Movie Review - 'Vantage Point'
Thursday, February 21, 2008 at 11:00PM Vantage PointStarring Dennis Quaid, Forest Whitaker, and Matthew Fox
Directed by Pete Travis
Rated PG-13
Vantage Point is not exactly as it’s
advertised. The trailers and TV ads want you to believe that eight people in
a crowd of thousands witness a presidential assassination but they all see
things a little differently. The resulting movie would, theoretically, show
you where those perspectives differ, filling in the gaps in the picture
along the way until you reach one crystal clear truth.
It’s a technique that has been used forever. To a degree, Citizen Kane used it, although not to concentrate on one specific incident but rather the private life of a public figure. The most classic example of this filmmaking technique is 1950’s Rashomon, by the legendary director Akira Kurosawa. In that film, an attempt to get to the truth of a rape and murder are made using the accounts of witnesses, including the victim herself, contacted through a medium. The movie is told as a flashback within a flashback, because additional characters are telling the story about the witness accounts.

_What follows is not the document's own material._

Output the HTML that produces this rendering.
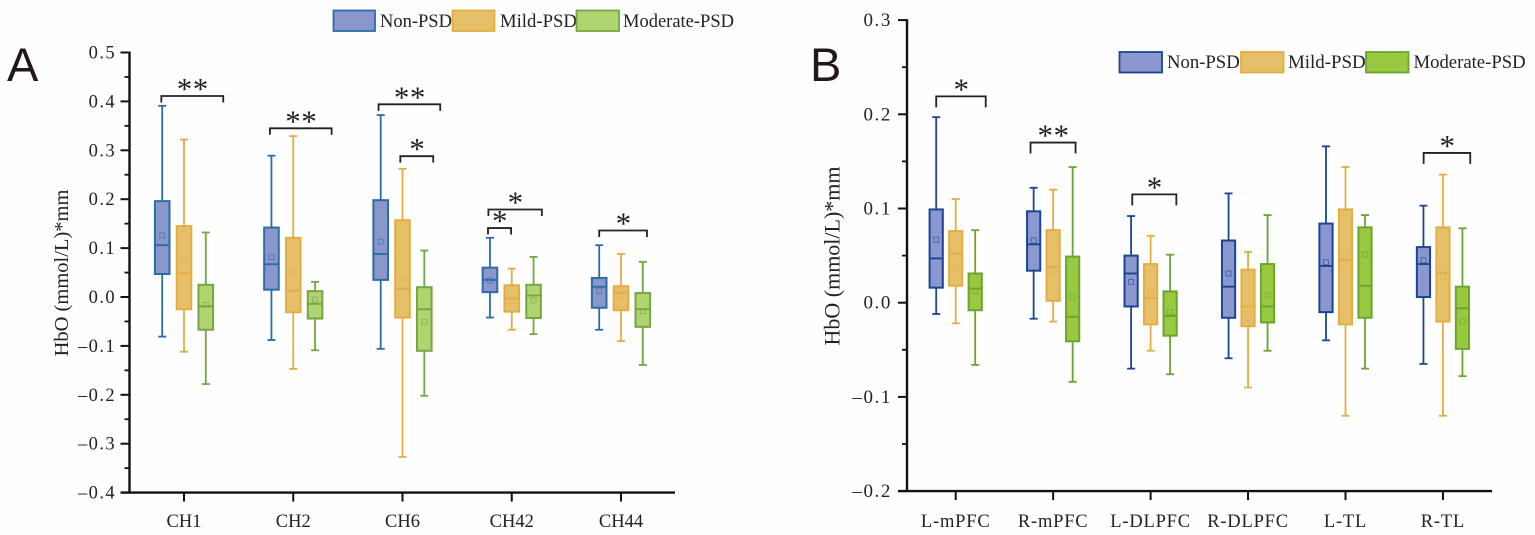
<!DOCTYPE html>
<html lang="en">
<head>
<meta charset="utf-8">
<title>HbO box plots</title>
<style>
html,body{margin:0;padding:0;background:#fefefe;width:1535px;height:535px;overflow:hidden}
svg{display:block}
text{font-family:"Liberation Serif",serif;fill:#222}
</style>
</head>
<body>
<svg id="chart" width="1535" height="535" viewBox="0 0 1535 535" xmlns="http://www.w3.org/2000/svg">
  <text x="7" y="81" style="font-family:'Liberation Sans',sans-serif;font-size:47px;fill:#231815">A</text>
  <text x="810" y="81" style="font-family:'Liberation Sans',sans-serif;font-size:47px;fill:#231815">B</text>

  <g>
    <rect x="333.5" y="10.5" width="41.5" height="20.5" fill="#8a97cd" stroke="#2a6ca8" stroke-width="1.8"/>
    <text x="380" y="27" font-size="18.5">Non-PSD</text>
    <rect x="452.5" y="10.5" width="42" height="20.5" fill="#e6c069" stroke="#e3ad42" stroke-width="1.8"/>
    <text x="500" y="27" font-size="18.7">Mild-PSD</text>
    <rect x="576.5" y="10.5" width="42.5" height="20.5" fill="#b0d46f" stroke="#76a544" stroke-width="1.8"/>
    <text x="623" y="27" font-size="18.5">Moderate-PSD</text>
  </g>
  <g>
    <rect x="1119.5" y="52" width="42.5" height="20.5" fill="#8b98cf" stroke="#1a4596" stroke-width="1.8"/>
    <text x="1167" y="68" font-size="18.7">Non-PSD</text>
    <rect x="1241" y="52" width="42.5" height="20.5" fill="#e6c069" stroke="#e3ad42" stroke-width="1.8"/>
    <text x="1288" y="68" font-size="18.9">Mild-PSD</text>
    <rect x="1366" y="52" width="42.5" height="20.5" fill="#99c940" stroke="#6da32f" stroke-width="1.8"/>
    <text x="1413.5" y="68" font-size="18.7">Moderate-PSD</text>
  </g>

  <text transform="translate(68,273) rotate(-90)" text-anchor="middle" font-size="20.5">HbO (mmol/L)*mm</text>
  <text transform="translate(839.5,256) rotate(-90)" text-anchor="middle" font-size="22">HbO (mmol/L)*mm</text>
</svg>
<script>
// Panel A data: each stat has one row per series (Non, Mild, Moderate), one value per category
const aCategories = ['CH1', 'CH2', 'CH6', 'CH42', 'CH44'];
const aTicks = ['0.5', '0.4', '0.3', '0.2', '0.1', '0.0', '–0.1', '–0.2', '–0.3', '–0.4'];
const aTickValues = [0.5, 0.4, 0.3, 0.2, 0.1, 0, -0.1, -0.2, -0.3, -0.4];
const aWhiskerHigh = [
  [0.391, 0.289, 0.372, 0.121, 0.106],
  [0.322, 0.329, 0.262, 0.058, 0.088],
  [0.132, 0.031, 0.095, 0.082, 0.072]
];
const aQ3 = [
  [0.196, 0.142, 0.198, 0.060, 0.039],
  [0.145, 0.121, 0.157, 0.024, 0.022],
  [0.025, 0.012, 0.020, 0.025, 0.008]
];
const aMedian = [
  [0.106, 0.067, 0.088, 0.035, 0.021],
  [0.048, 0.013, 0.017, -0.003, 0.009],
  [-0.019, -0.014, -0.025, 0.003, -0.025]
];
const aMean = [
  [0.126, 0.082, 0.113, 0.034, 0.013],
  [0.078, 0.050, 0.039, -0.008, 0.000],
  [-0.016, -0.005, -0.051, -0.007, -0.029]
];
const aQ1 = [
  [0.047, 0.015, 0.035, 0.010, -0.022],
  [-0.025, -0.031, -0.042, -0.030, -0.027],
  [-0.067, -0.044, -0.110, -0.043, -0.061]
];
const aWhiskerLow = [
  [-0.081, -0.088, -0.106, -0.042, -0.067],
  [-0.112, -0.147, -0.327, -0.067, -0.090],
  [-0.178, -0.109, -0.202, -0.076, -0.139]
];
const aBracketCategory = [0, 1, 2, 2, 3, 3, 4];
const aBracketFrom = [-1.04, -1.07, -1.10, -0.10, -1.07, -1.09, -1.00];
const aBracketTo = [1.80, 1.76, 1.73, 1.41, 1.38, -0.03, 1.19];
const aBracketLevel = [0.411, 0.345, 0.394, 0.288, 0.179, 0.141, 0.136];
const aBracketMark = ['**', '**', '**', '*', '*', '*', '*'];

// Panel B data
const bCategories = ['L-mPFC', 'R-mPFC', 'L-DLPFC', 'R-DLPFC', 'L-TL', 'R-TL'];
const bTicks = ['0.3', '0.2', '0.1', '0.0', '–0.1', '–0.2'];
const bTickValues = [0.3, 0.2, 0.1, 0, -0.1, -0.2];
const bWhiskerHigh = [
  [0.197, 0.122, 0.092, 0.116, 0.166, 0.103],
  [0.110, 0.120, 0.071, 0.054, 0.144, 0.136],
  [0.077, 0.144, 0.051, 0.093, 0.093, 0.079]
];
const bQ3 = [
  [0.099, 0.097, 0.050, 0.066, 0.084, 0.059],
  [0.076, 0.077, 0.041, 0.035, 0.099, 0.080],
  [0.031, 0.049, 0.012, 0.041, 0.080, 0.017]
];
const bMedian = [
  [0.047, 0.062, 0.031, 0.017, 0.039, 0.041],
  [0.052, 0.038, 0.005, -0.004, 0.045, 0.032],
  [0.015, -0.015, -0.014, -0.004, 0.018, -0.006]
];
const bMean = [
  [0.067, 0.066, 0.022, 0.031, 0.043, 0.045],
  [0.036, 0.033, 0.010, -0.016, 0.048, 0.027],
  [0.012, 0.006, -0.010, 0.008, 0.051, -0.020]
];
const bQ1 = [
  [0.016, 0.034, -0.004, -0.016, -0.010, 0.006],
  [0.018, 0.002, -0.023, -0.025, -0.023, -0.020],
  [-0.008, -0.041, -0.035, -0.021, -0.016, -0.049]
];
const bWhiskerLow = [
  [-0.012, -0.017, -0.070, -0.059, -0.040, -0.065],
  [-0.022, -0.020, -0.051, -0.090, -0.120, -0.120],
  [-0.066, -0.084, -0.076, -0.051, -0.070, -0.078]
];
const bBracketCategory = [0, 1, 2, 5];
const bBracketFrom = [-1.00, -1.16, -0.94, -0.99];
const bBracketTo = [1.54, 1.15, 1.32, 1.40];
const bBracketLevel = [0.219, 0.170, 0.115, 0.159];
const bBracketMark = ['*', '**', '*', '*'];

const seriesNames = ['non-psd', 'mild-psd', 'moderate-psd'];

const NS = 'http://www.w3.org/2000/svg';
const root = document.getElementById('chart');

function make(tag, attrs, parent) {
  const el = document.createElementNS(NS, tag);
  for (const k in attrs) el.setAttribute(k, attrs[k]);
  parent.appendChild(el);
  return el;
}

function drawPanel(p) {
  const y = v => p.zeroY - v * p.pxPerUnit;
  const catX = c => p.firstX + c * p.step;
  const boxX = (c, s) => catX(c) + (s - 1) * p.offset;

  const g = make('g', {}, root);
  
  

  // boxes
  p.high.forEach((row, s) => {
    row.forEach((_, c) => {
      const cx = boxX(c, s);
      const box = make('g', {}, g);
      
      
      const st = p.strokes[s];
      const hw = p.boxWidth / 2;
      const line = (x1, y1, x2, y2, w) => make('line', {x1, y1, x2, y2, stroke: st, 'stroke-width': w}, box);
      line(cx, y(p.high[s][c]), cx, y(p.q3[s][c]), 1.8);
      line(cx, y(p.q1[s][c]), cx, y(p.low[s][c]), 1.8);
      line(cx - 4, y(p.high[s][c]), cx + 4, y(p.high[s][c]), 1.8);
      line(cx - 4, y(p.low[s][c]), cx + 4, y(p.low[s][c]), 1.8);
      make('rect', {x: cx - hw, y: y(p.q3[s][c]), width: p.boxWidth, height: y(p.q1[s][c]) - y(p.q3[s][c]), fill: p.fills[s], stroke: st, 'stroke-width': 2}, box);
      line(cx - hw, y(p.median[s][c]), cx + hw, y(p.median[s][c]), 1.9);
      make('rect', {x: cx - 2.5, y: y(p.mean[s][c]) - 2.5, width: 5, height: 5, fill: 'none', stroke: st, 'stroke-width': 1, 'stroke-opacity': 0.6}, box);
    });
  });

  // axes
  const yAxis = make('line', {x1: p.axisX, y1: y(p.yMax) - 1, x2: p.axisX, y2: y(p.yMin) + 1, stroke: '#111', 'stroke-width': 2.4}, g);
  
  
  const xAxis = make('line', {x1: p.axisX - p.majorLen, y1: y(p.yMin), x2: p.axisEnd, y2: y(p.yMin), stroke: '#111', 'stroke-width': 2.4}, g);
  
  

  p.tickValues.forEach((v, i) => {
    const tick = make('line', {x1: p.axisX - p.majorLen, y1: y(v), x2: p.axisX, y2: y(v), stroke: '#111', 'stroke-width': 2}, g);
    
    
    const label = make('text', {x: p.labelRight, y: y(v) + 6, 'text-anchor': 'end', 'font-size': p.tickFont, 'letter-spacing': p.tickSpacing}, g);
    label.textContent = p.ticks[i];
    
    
    if (i < p.tickValues.length - 1) {
      const minorV = (v + p.tickValues[i + 1]) / 2;
      const minor = make('line', {x1: p.axisX - p.minorLen, y1: y(minorV), x2: p.axisX, y2: y(minorV), stroke: '#111', 'stroke-width': 1.8}, g);
      
      
    }
  });

  p.categories.forEach((name, c) => {
    const tick = make('line', {x1: catX(c), y1: y(p.yMin), x2: catX(c), y2: y(p.yMin) + 9, stroke: '#111', 'stroke-width': 2}, g);
    
    
    const label = make('text', {x: catX(c), y: 527, 'text-anchor': 'middle', 'font-size': p.catFont, 'letter-spacing': p.catSpacing}, g);
    label.textContent = name;
    
    
  });

  // significance brackets
  p.brCat.forEach((c, i) => {
    const x1 = catX(c) + p.brFrom[i] * p.offset;
    const x2 = catX(c) + p.brTo[i] * p.offset;
    const by = y(p.brLevel[i]);
    const d = 'M' + x1 + ' ' + (by + p.brDrop) + 'V' + by + 'H' + x2 + 'V' + (by + p.brDrop);
    const br = make('path', {d: d, fill: 'none', stroke: '#222', 'stroke-width': 1.8}, g);
    
    
    const star = make('text', {x: (x1 + x2) / 2 + 0.5, y: by + 3, 'text-anchor': 'middle', 'font-size': 31, 'letter-spacing': 0.5}, g);
    star.textContent = p.brMark[i];
    
    
  });
}

drawPanel({
  id: 'a', categories: aCategories, ticks: aTicks, tickValues: aTickValues,
  high: aWhiskerHigh, q3: aQ3, median: aMedian, mean: aMean, q1: aQ1, low: aWhiskerLow,
  brCat: aBracketCategory, brFrom: aBracketFrom, brTo: aBracketTo, brLevel: aBracketLevel, brMark: aBracketMark,
  zeroY: 297, pxPerUnit: 489, yMax: 0.5, yMin: -0.4,
  firstX: 184, step: 109.25, offset: 21.8, boxWidth: 14.6,
  axisX: 129.5, axisEnd: 675, majorLen: 9, minorLen: 5, labelRight: 116,
  tickFont: 18.5, tickSpacing: 1.4, catFont: 18.5, catSpacing: 0,
  brDrop: 6.5,
  strokes: ['#2a6ca8', '#e3ad42', '#76a544'], fills: ['#8a97cd', '#e6c069', '#b0d46f']
});
drawPanel({
  id: 'b', categories: bCategories, ticks: bTicks, tickValues: bTickValues,
  high: bWhiskerHigh, q3: bQ3, median: bMedian, mean: bMean, q1: bQ1, low: bWhiskerLow,
  brCat: bBracketCategory, brFrom: bBracketFrom, brTo: bBracketTo, brLevel: bBracketLevel, brMark: bBracketMark,
  zeroY: 302.7, pxPerUnit: 942, yMax: 0.3, yMin: -0.2,
  firstX: 955.7, step: 97.45, offset: 19.5, boxWidth: 13.2,
  axisX: 907, axisEnd: 1492, majorLen: 9, minorLen: 5, labelRight: 892,
  tickFont: 19, tickSpacing: 1.6, catFont: 18.5, catSpacing: 0.8,
  brDrop: 11,
  strokes: ['#1a4596', '#e3ad42', '#6da32f'], fills: ['#8b98cf', '#e6c069', '#99c940']
});
</script>
</body>
</html>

The point of the exercise is that the truth is very fluid depending on your point of view, or in this case, your vantage point. Psychologists even coined the phrase “The Rashomon Effect” used when witnesses differ on the nature of events that unfolded in front of them. The JFK assassination would make an example.
But Vantage Point doesn’t show different versions of the same episode. It’s the same episode, yes – the shooting of the American President (William Hurt) while giving a speech overseas – but the accounts all match up. Each witness has his or her own entry and exit points, but the events and the interpretation of them are basically unchanged. The gunshot came from the same place in every account, so that all that remains is a whodunit.
It’s a lazier bit of filmmaking than it lets on. What secret serviceman Dennis Quaid sees is connected to what man in the crowd Forest Whitaker sees. But where Quaid’s story leaves us, Whitaker’s begins. And after we follow Whitaker for a while, we’re linked to another character who adds more information at the tail end of Whitaker’s journey, and so on.
As an action picture, a movie in which Quaid chases down the assassins in the streets of Spain, Vantage Point is pretty damn successful. But the movie gets bogged down when it tries to outthink itself and the audience. The multi-prismatic device doesn’t help Vantage Point. If anything, it gets in the way of the much stronger action/espionage movie underneath.